### THE REQUEST
Set down all of the data that follows word for word, without the images.

[Entries with chart source code]
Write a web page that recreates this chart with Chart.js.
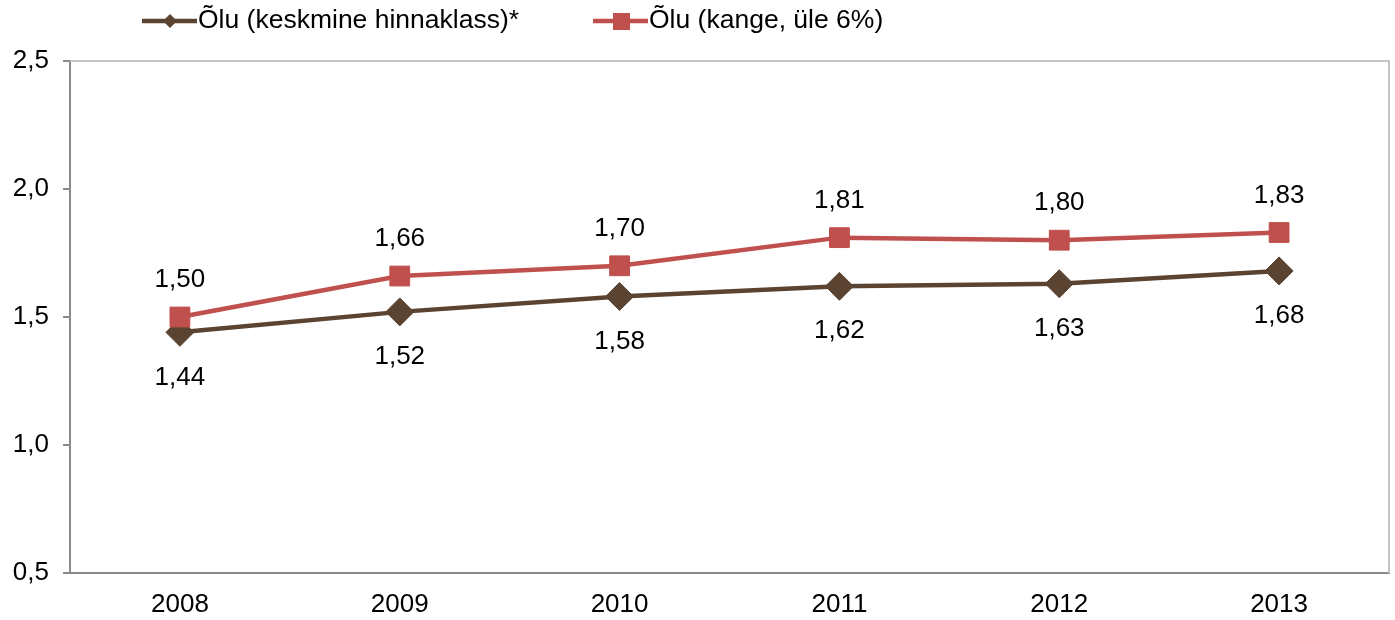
<!DOCTYPE html>
<html>
<head>
<meta charset="utf-8">
<script src="https://cdn.jsdelivr.net/npm/chart.js@4/dist/chart.umd.min.js"></script>
<style>
    html, body { margin: 0; padding: 0; background: #fff; overflow: hidden; }
    canvas { display: block; }
</style>
</head>
<body>
<canvas id="priceChart" width="1395" height="620" style="width:1395px;height:620px"></canvas>
<script>
const years = ["2008", "2009", "2010", "2011", "2012", "2013"];
const beerMid = [1.44, 1.52, 1.58, 1.62, 1.63, 1.68];
const beerStrong = [1.50, 1.66, 1.70, 1.81, 1.80, 1.83];
const seriesNames = ["Õlu (keskmine hinnaklass)*", "Õlu (kange, üle 6%)"];
const yTicks = [0.5, 1.0, 1.5, 2.0, 2.5];

const BROWN = "#5b4331";
const RED = "#c0504d";
const FONT = "'Liberation Sans', Arial, sans-serif";

function fmt(v, digits) {
    return v.toFixed(digits).replace('.', ',');
}

/* Helper plugins */

// light box round the plot area
const plotBox = {
    id: 'plotBox',
    beforeDatasetsDraw(chart) {
        const a = chart.chartArea;
        const ctx = chart.ctx;
        ctx.save();
        ctx.strokeStyle = "#c4c4c4";
        ctx.lineWidth = 2;
        ctx.beginPath();
        ctx.moveTo(a.left, a.top);
        ctx.lineTo(a.right, a.top);
        ctx.lineTo(a.right, a.bottom);
        ctx.stroke();
        ctx.restore();
    }
};

// value labels: red series above, brown series below
const valueLabels = {
    id: 'valueLabels',
    afterDatasetsDraw(chart) {
        const ctx = chart.ctx;
        ctx.save();
        ctx.font = "26px " + FONT;
        ctx.fillStyle = "#000";
        ctx.textAlign = "center";
        ctx.textBaseline = "middle";
        chart.data.datasets.forEach((ds, i) => {
            const meta = chart.getDatasetMeta(i);
            meta.data.forEach((pt, j) => {
                const dy = ds.labelPos === 'above' ? -37 : 45;
                ctx.fillText(fmt(ds.data[j], 2), pt.x, pt.y + dy);
            });
        });
        ctx.restore();
    }
};

// legend with line + marker, as in the original
const lineLegend = {
    id: 'lineLegend',
    afterDraw(chart) {
        const ctx = chart.ctx;
        const items = [
            { x: 142, color: BROWN, style: 'diamond' },
            { x: 593, color: RED, style: 'square' }
        ];
        const y = 21;
        ctx.save();
        items.forEach((it, i) => {
            ctx.strokeStyle = it.color;
            ctx.fillStyle = it.color;
            ctx.lineWidth = 4.5;
            ctx.beginPath();
            ctx.moveTo(it.x, y);
            ctx.lineTo(it.x + 55, y);
            ctx.stroke();
            const cx = it.x + 28;
            ctx.beginPath();
            if (it.style === 'diamond') {
                ctx.moveTo(cx - 7, y);
                ctx.lineTo(cx, y - 7);
                ctx.lineTo(cx + 7, y);
                ctx.lineTo(cx, y + 7);
                ctx.closePath();
            } else {
                ctx.rect(cx - 8, y - 8, 17, 17);
            }
            ctx.fill();
            ctx.fillStyle = "#000";
            ctx.font = "26.5px " + FONT;
            ctx.textAlign = "left";
            ctx.textBaseline = "middle";
            ctx.fillText(seriesNames[i], it.x + 56, y);
        });
        ctx.restore();
    }
};

/* Chart config */

const config = {
    type: 'line',
    data: {
        labels: years,
        datasets: [
            {
                label: seriesNames[0],
                data: beerMid,
                borderColor: BROWN,
                backgroundColor: BROWN,
                borderWidth: 4.5,
                pointStyle: 'rectRot',
                pointRadius: 14,
                pointBorderWidth: 1,
                pointHoverRadius: 14,
                labelPos: 'below',
                order: 2
            },
            {
                label: seriesNames[1],
                data: beerStrong,
                borderColor: RED,
                backgroundColor: RED,
                borderWidth: 4.5,
                pointStyle: 'rect',
                pointRadius: 14,
                pointBorderWidth: 1,
                pointHoverRadius: 14,
                labelPos: 'above',
                order: 1
            }
        ]
    },
    options: {
        responsive: false,
        animation: false,
        layout: {
            autoPadding: false,
            padding: { top: 61, left: 0, right: 6, bottom: 0 }
        },
        plugins: {
            legend: { display: false },
            tooltip: { enabled: false }
        },
        scales: {
            x: {
                offset: true,
                grid: { display: false, drawTicks: false },
                border: { color: "#8a8a8a", width: 2 },
                ticks: {
                    color: "#000",
                    padding: 16,
                    font: { family: FONT, size: 26 }
                },
                afterFit: axis => {
                    axis.height = 47;
                    axis.paddingLeft = 0;
                    axis.paddingRight = 0;
                }
            },
            y: {
                min: 0.5,
                max: 2.5,
                afterBuildTicks: axis => {
                    axis.ticks = yTicks.map(v => ({ value: v }));
                },
                grid: {
                    drawOnChartArea: false,
                    drawTicks: true,
                    tickLength: 7,
                    color: "#8a8a8a",
                    lineWidth: 2
                },
                border: { color: "#8a8a8a", width: 2 },
                ticks: {
                    color: "#000",
                    padding: 14,
                    font: { family: FONT, size: 26 },
                    callback: v => fmt(v, 1)
                },
                afterFit: axis => { axis.width = 70; }
            }
        }
    },
    plugins: [plotBox, valueLabels, lineLegend]
};

new Chart(document.getElementById('priceChart'), config);
</script>
</body>
</html>
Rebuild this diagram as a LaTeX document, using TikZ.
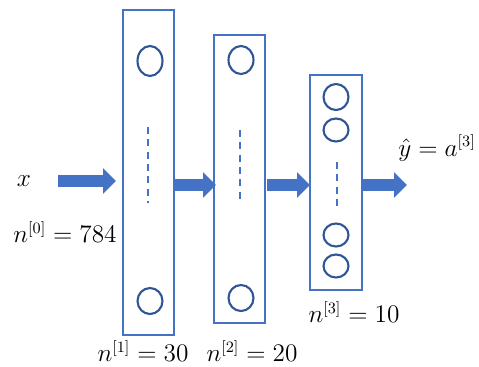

### WRITTEN RESPONSE
Write a web page that recreates this chart with Chart.js.
<!DOCTYPE html>
<html>
<head>
<meta charset="utf-8">
<script src="https://cdn.jsdelivr.net/npm/chart.js@4/dist/chart.umd.min.js"></script>
<style>
    html, body { margin: 0; padding: 0; background: #fff; overflow: hidden; }
    canvas { display: block; }
</style>
</head>
<body>
<canvas id="priceChart" width="1395" height="620" style="width:1395px;height:620px"></canvas>
<script>
const years = ["2008", "2009", "2010", "2011", "2012", "2013"];
const beerMid = [1.44, 1.52, 1.58, 1.62, 1.63, 1.68];
const beerStrong = [1.50, 1.66, 1.70, 1.81, 1.80, 1.83];
const seriesNames = ["Õlu (keskmine hinnaklass)*", "Õlu (kange, üle 6%)"];
const yTicks = [0.5, 1.0, 1.5, 2.0, 2.5];

const BROWN = "#5b4331";
const RED = "#c0504d";
const FONT = "'Liberation Sans', Arial, sans-serif";

function fmt(v, digits) {
    return v.toFixed(digits).replace('.', ',');
}

/* Helper plugins */

// light box round the plot area
const plotBox = {
    id: 'plotBox',
    beforeDatasetsDraw(chart) {
        const a = chart.chartArea;
        const ctx = chart.ctx;
        ctx.save();
        ctx.strokeStyle = "#c4c4c4";
        ctx.lineWidth = 2;
        ctx.beginPath();
        ctx.moveTo(a.left, a.top);
        ctx.lineTo(a.right, a.top);
        ctx.lineTo(a.right, a.bottom);
        ctx.stroke();
        ctx.restore();
    }
};

// value labels: red series above, brown series below
const valueLabels = {
    id: 'valueLabels',
    afterDatasetsDraw(chart) {
        const ctx = chart.ctx;
        ctx.save();
        ctx.font = "26px " + FONT;
        ctx.fillStyle = "#000";
        ctx.textAlign = "center";
        ctx.textBaseline = "middle";
        chart.data.datasets.forEach((ds, i) => {
            const meta = chart.getDatasetMeta(i);
            meta.data.forEach((pt, j) => {
                const dy = ds.labelPos === 'above' ? -37 : 45;
                ctx.fillText(fmt(ds.data[j], 2), pt.x, pt.y + dy);
            });
        });
        ctx.restore();
    }
};

// legend with line + marker, as in the original
const lineLegend = {
    id: 'lineLegend',
    afterDraw(chart) {
        const ctx = chart.ctx;
        const items = [
            { x: 142, color: BROWN, style: 'diamond' },
            { x: 593, color: RED, style: 'square' }
        ];
        const y = 21;
        ctx.save();
        items.forEach((it, i) => {
            ctx.strokeStyle = it.color;
            ctx.fillStyle = it.color;
            ctx.lineWidth = 4.5;
            ctx.beginPath();
            ctx.moveTo(it.x, y);
            ctx.lineTo(it.x + 55, y);
            ctx.stroke();
            const cx = it.x + 28;
            ctx.beginPath();
            if (it.style === 'diamond') {
                ctx.moveTo(cx - 7, y);
                ctx.lineTo(cx, y - 7);
                ctx.lineTo(cx + 7, y);
                ctx.lineTo(cx, y + 7);
                ctx.closePath();
            } else {
                ctx.rect(cx - 8, y - 8, 17, 17);
            }
            ctx.fill();
            ctx.fillStyle = "#000";
            ctx.font = "26.5px " + FONT;
            ctx.textAlign = "left";
            ctx.textBaseline = "middle";
            ctx.fillText(seriesNames[i], it.x + 56, y);
        });
        ctx.restore();
    }
};

/* Chart config */

const config = {
    type: 'line',
    data: {
        labels: years,
        datasets: [
            {
                label: seriesNames[0],
                data: beerMid,
                borderColor: BROWN,
                backgroundColor: BROWN,
                borderWidth: 4.5,
                pointStyle: 'rectRot',
                pointRadius: 14,
                pointBorderWidth: 1,
                pointHoverRadius: 14,
                labelPos: 'below',
                order: 2
            },
            {
                label: seriesNames[1],
                data: beerStrong,
                borderColor: RED,
                backgroundColor: RED,
                borderWidth: 4.5,
                pointStyle: 'rect',
                pointRadius: 14,
                pointBorderWidth: 1,
                pointHoverRadius: 14,
                labelPos: 'above',
                order: 1
            }
        ]
    },
    options: {
        responsive: false,
        animation: false,
        layout: {
            autoPadding: false,
            padding: { top: 61, left: 0, right: 6, bottom: 0 }
        },
        plugins: {
            legend: { display: false },
            tooltip: { enabled: false }
        },
        scales: {
            x: {
                offset: true,
                grid: { display: false, drawTicks: false },
                border: { color: "#8a8a8a", width: 2 },
                ticks: {
                    color: "#000",
                    padding: 16,
                    font: { family: FONT, size: 26 }
                },
                afterFit: axis => {
                    axis.height = 47;
                    axis.paddingLeft = 0;
                    axis.paddingRight = 0;
                }
            },
            y: {
                min: 0.5,
                max: 2.5,
                afterBuildTicks: axis => {
                    axis.ticks = yTicks.map(v => ({ value: v }));
                },
                grid: {
                    drawOnChartArea: false,
                    drawTicks: true,
                    tickLength: 7,
                    color: "#8a8a8a",
                    lineWidth: 2
                },
                border: { color: "#8a8a8a", width: 2 },
                ticks: {
                    color: "#000",
                    padding: 14,
                    font: { family: FONT, size: 26 },
                    callback: v => fmt(v, 1)
                },
                afterFit: axis => { axis.width = 70; }
            }
        }
    },
    plugins: [plotBox, valueLabels, lineLegend]
};

new Chart(document.getElementById('priceChart'), config);
</script>
</body>
</html>
Rebuild this diagram as a LaTeX document, using TikZ.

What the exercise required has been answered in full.